Charlie grandit entre les sons de la machine à écrire en braille, les notes de musique qu’il tente d’arracher à son violoncelle et les rumeurs de meurtres et de règlements de compte qui enflent dans les ruelles. Autour de lui gravitent les mêmes malfrats que ceux qui corrompirent son père, l’attirant loin des écrits bien abscons de ce dernier – le fils peine à les comprendre lorsqu’il relit les transcriptions effectuées par une assistante. Pourtant, sa culture intellectuelle et artistique se bâtit peu à peu alors que son père éclaire certains points de ses élucubrations qui empruntent à la Bible et à la mythologie. Les années passent, la police vient frapper à la porte et Matt décide de révéler l’histoire de sa cécité à son fils, une histoire finalement pas si éloignée de la première version – en témoigne la théorie keatsienne de la « vérité de l’imagination ».

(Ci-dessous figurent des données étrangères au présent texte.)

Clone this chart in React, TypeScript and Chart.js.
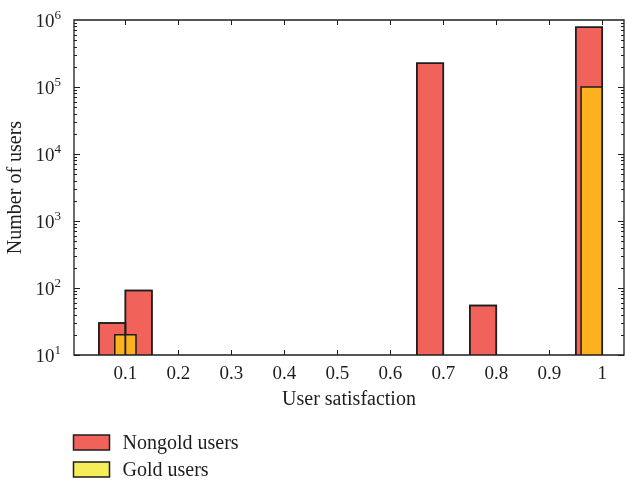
import React, { useEffect, useRef } from "react";
import { Chart, registerables } from "chart.js";

Chart.register(...registerables);

// ---- data ----
const nongoldStart = [0.05, 0.1, 0.65, 0.75, 0.95];
const nongoldEnd = [0.1, 0.15, 0.7, 0.8, 1.0];
const nongoldCounts = [30, 92, 226000, 55, 780000];

const goldStart = [0.08, 0.96];
const goldEnd = [0.12, 1.0];
const goldCounts = [20, 100000];

const xTicks = [0.1, 0.2, 0.3, 0.4, 0.5, 0.6, 0.7, 0.8, 0.9, 1.0];
const yTicks = [1e1, 1e2, 1e3, 1e4, 1e5, 1e6];
const yTickBase = "10";
const yTickExponents = ["1", "2", "3", "4", "5", "6"];

const legendLabels = ["Nongold users", "Gold users"];
const xTitle = "User satisfaction";
const yTitle = "Number of users";

// ---- styles ----
const RED = "#F0625A";
const ORANGE = "#FBB21D";
const LEGEND_YELLOW = "#F6EE58";
const INK = "#1e1e1e";
const FONT = "'Liberation Serif', 'DejaVu Serif', serif";
const Y_MIN = 10;
const Y_MAX = 1e6;

function barDatasets(
  starts: number[],
  ends: number[],
  counts: number[],
  color: string,
  order: number,
  filled = true
) {
  return counts.map((v, i) => ({
    label: "",
    data: [
      { x: starts[i], y: Y_MIN },
      { x: starts[i], y: v },
      { x: ends[i], y: v },
      { x: ends[i], y: Y_MIN },
    ],
    borderColor: INK,
    borderWidth: 1.5,
    backgroundColor: filled ? color : "rgba(0,0,0,0)",
    fill: filled ? "start" : false,
    pointRadius: 0,
    tension: 0,
    order,
  }));
}

const framePlugin = {
  id: "frameTicks",
  afterDatasetsDraw(chart: any) {
    const { ctx, chartArea } = chart;
    const { left, right, top, bottom } = chartArea;
    const xs = chart.scales.x;
    const ys = chart.scales.y;
    ctx.save();
    ctx.strokeStyle = INK;
    ctx.lineWidth = 1.3;
    ctx.beginPath();
    ctx.rect(left, top, right - left, bottom - top);
    ctx.stroke();
    ctx.lineWidth = 1;
    ctx.beginPath();
    xTicks.forEach((t) => {
      const px = Math.round(xs.getPixelForValue(t)) + 0.5;
      ctx.moveTo(px, bottom);
      ctx.lineTo(px, bottom - 5);
      ctx.moveTo(px, top);
      ctx.lineTo(px, top + 5);
    });
    for (let d = 1; d < 6; d++) {
      for (let m = 1; m <= 9; m++) {
        const v = m * Math.pow(10, d);
        if (v > Y_MAX) break;
        const py = Math.round(ys.getPixelForValue(v)) + 0.5;
        const len = m === 1 ? 6 : 3;
        ctx.moveTo(left, py);
        ctx.lineTo(left + len, py);
        ctx.moveTo(right, py);
        ctx.lineTo(right - len, py);
      }
    }
    ctx.stroke();

    // y tick labels with superscript exponents, placed via the y scale
    ctx.fillStyle = INK;
    ctx.textBaseline = "alphabetic";
    yTicks.forEach((v, i) => {
      const py = ys.getPixelForValue(v);
      const exp = yTickExponents[i];
      ctx.font = `13px ${FONT}`;
      const ew = ctx.measureText(exp).width;
      ctx.textAlign = "left";
      const xEnd = left - 13;
      ctx.fillText(exp, xEnd - ew, py - 1);
      ctx.font = `19px ${FONT}`;
      ctx.textAlign = "right";
      ctx.fillText(yTickBase, xEnd - ew, py + 6.5);
    });
    ctx.restore();
  },
};

const legendPlugin = {
  id: "stackedLegend",
  afterDraw(chart: any, _args: any, opts: any) {
    const { ctx, chartArea } = chart;
    const colors = [RED, LEGEND_YELLOW];
    ctx.save();
    ctx.font = `20px ${FONT}`;
    ctx.textBaseline = "middle";
    ctx.textAlign = "left";
    legendLabels.forEach((label, i) => {
      const x = opts.x;
      const y = chartArea.bottom + opts.offset + i * opts.rowGap;
      ctx.fillStyle = colors[i];
      ctx.fillRect(x, y, opts.boxW, opts.boxH);
      ctx.strokeStyle = INK;
      ctx.lineWidth = 1.5;
      ctx.strokeRect(x, y, opts.boxW, opts.boxH);
      ctx.fillStyle = INK;
      ctx.fillText(label, x + opts.boxW + 13, y + opts.boxH / 2 + 1);
    });
    ctx.restore();
  },
};

export default function App() {
  const ref = useRef<HTMLCanvasElement | null>(null);

  useEffect(() => {
    if (!ref.current) return;
    const datasets = [
      // outlines of the nongold bars, drawn on top of everything
      ...barDatasets(nongoldStart, nongoldEnd, nongoldCounts, RED, -1, false),
      ...barDatasets(goldStart, goldEnd, goldCounts, ORANGE, 0),
      ...barDatasets(nongoldStart, nongoldEnd, nongoldCounts, RED, 1),
    ];
    const chart = new Chart(ref.current, {
      type: "line",
      data: { datasets: datasets as any },
      options: {
        responsive: false,
        animation: false,
        devicePixelRatio: 1,
        layout: { padding: { top: 20, right: 1, bottom: 65, left: 0 } },
        plugins: {
          legend: { display: false },
          tooltip: { enabled: false },
          stackedLegend: { x: 73.5, offset: 80, rowGap: 27, boxW: 36, boxH: 15 },
        } as any,
        scales: {
          x: {
            type: "linear",
            min: 0.003,
            max: 1.041,
            afterBuildTicks: (s: any) => {
              s.ticks = xTicks.map((v) => ({ value: v }));
            },
            afterFit: (s: any) => {
              s.height = 60;
            },
            grid: { display: false, drawTicks: false },
            border: { display: false },
            ticks: {
              padding: 8,
              color: INK,
              font: { family: FONT, size: 19 },
              maxRotation: 0,
              autoSkip: false,
              callback: (v: any) => (Number(v) === 1 ? "1" : Number(v).toFixed(1)),
            },
            title: {
              display: true,
              text: xTitle,
              color: INK,
              font: { family: FONT, size: 20, lineHeight: 1 },
              padding: { top: 0, bottom: 5 },
            },
          },
          y: {
            type: "logarithmic",
            min: Y_MIN,
            max: Y_MAX,
            afterBuildTicks: (s: any) => {
              s.ticks = yTicks.map((v) => ({ value: v }));
            },
            afterFit: (s: any) => {
              s.width = 74;
            },
            grid: { display: false, drawTicks: false },
            border: { display: false },
            ticks: { display: false },
            title: {
              display: true,
              text: yTitle,
              color: INK,
              font: { family: FONT, size: 20, lineHeight: 1 },
              padding: { top: 6, bottom: 0 },
            },
          },
        },
      },
      plugins: [framePlugin, legendPlugin],
    });
    return () => chart.destroy();
  }, []);

  return (
    <div style={{ position: "absolute", left: 0, top: 0, width: 625, height: 480, background: "#fff" }}>
      <canvas ref={ref} width={625} height={480} />
    </div>
  );
}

Ce documentaire prend la forme d’un roman graphique étrange. Les pages sont singulières, chacune amenant un nouveau motif qui ne se répétera pas, ou si peu – cases puis pleine page, double-page puis panoramique, silhouettes grisées puis gros-plan à l’impressionnante précision. David L. Carlson, se basant sur l’histoire familiale d’un ami, relate une illumination, la découverte des lettres et des sens, les premiers faces-à -faces avec la langue de Dante Alighieri. La fumée de l’ineffable cigarette de Matt envahit la page et laisse renaître ses souvenirs teintés de noirceur mais peu à peu étoilés d’étincelles paradoxalement irradiées par l’Enfer de Dante. Les cauchemars et les ressassements de Matt permettent à Landis Blair de laisser libre court à son imagination parfois macabre et torturée, de créer des bêtes monstrueuses et des ombres suppliciées. Réminiscences, présent du passé, passé du passé et présent des héros, rêves de ténèbres, création philosophico-religio-littéraire et aurore intellectuelle se mêlent, s’alternent et se relayent dans un objet d’une « sombre clarté » – Carlson confie dans la postface avoir eu « du mal à imaginer comment raconter cette histoire [tant il y avait] d’angles fascinants » et cela se sent, les liaisons s’établissant lentement entre les différentes perspectives. Les écrits de Matt oscillent entre discernement et inepties pompeuses, pastiches des grands des siècles derniers, donnant cependant tout son sens à la rédemption qui se joue sous les yeux du lecteur – rédemption qui doit son existence à la culture et aux arts.

Merci au magazine Elle et aux éditions Sonatine pour ce roman graphique, lu dans le cadre du Grand Prix des Lectrices (note GPL : 19/20)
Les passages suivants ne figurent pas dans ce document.